Beyond the problem of resources is the reality that our efforts to bring university and K–12 teachers together can hardly erase overnight the barriers that have long existed between higher education and the public schools. Part of the reason for this divide is cultural: school and university faculty members live in very different worlds, each with its own expectations, values, and relationship to the wider society. Some of the divisions result from one of the most enviable aspects of university life: professors' relative independence from the day-to-day pressures of political constraint. This independence often leads, however, to a certain isolation, even indifference, with respect to the enormous problems facing our educational system. Given the high stakes and precarious funding of public education and the need to integrate a growing immigrant population while respecting the newcomers' culture and values, it will not do for university professors to view public education as somebody else's responsibility.

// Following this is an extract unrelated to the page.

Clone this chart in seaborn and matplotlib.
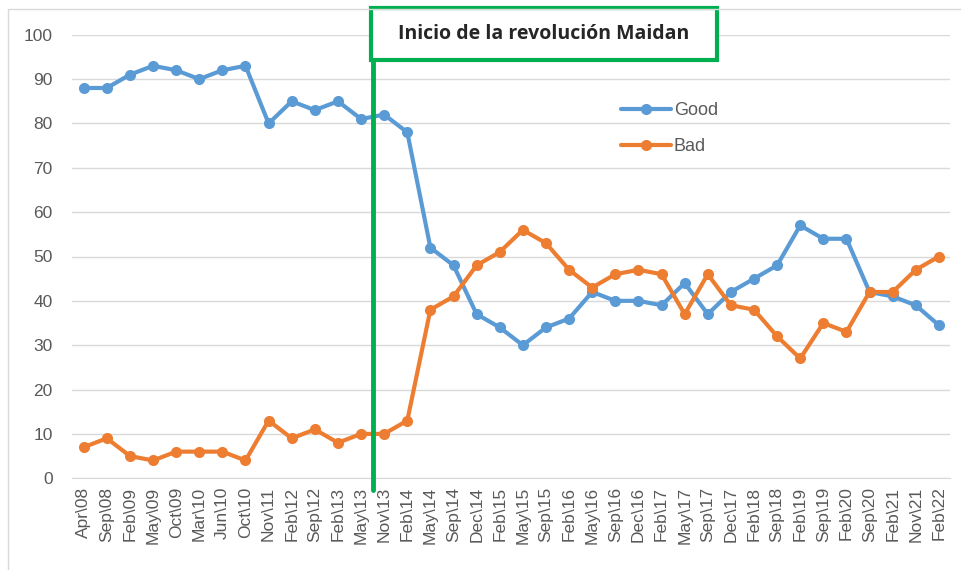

The California History–Social Science Project has tried to do its part, however modest, to involve historians and social scientists in the effort to improve our schools.

Note

1. On the question of multiculturalism, we have found enormously helpful a statement by the Organization of American Historians on diversity and the teaching of history. See the public statement of the executive board of the OAH, February 1991.

—Edward Berenson is professor of history at the University of California, Los Angeles, and executive director of the California History–Social Science Project.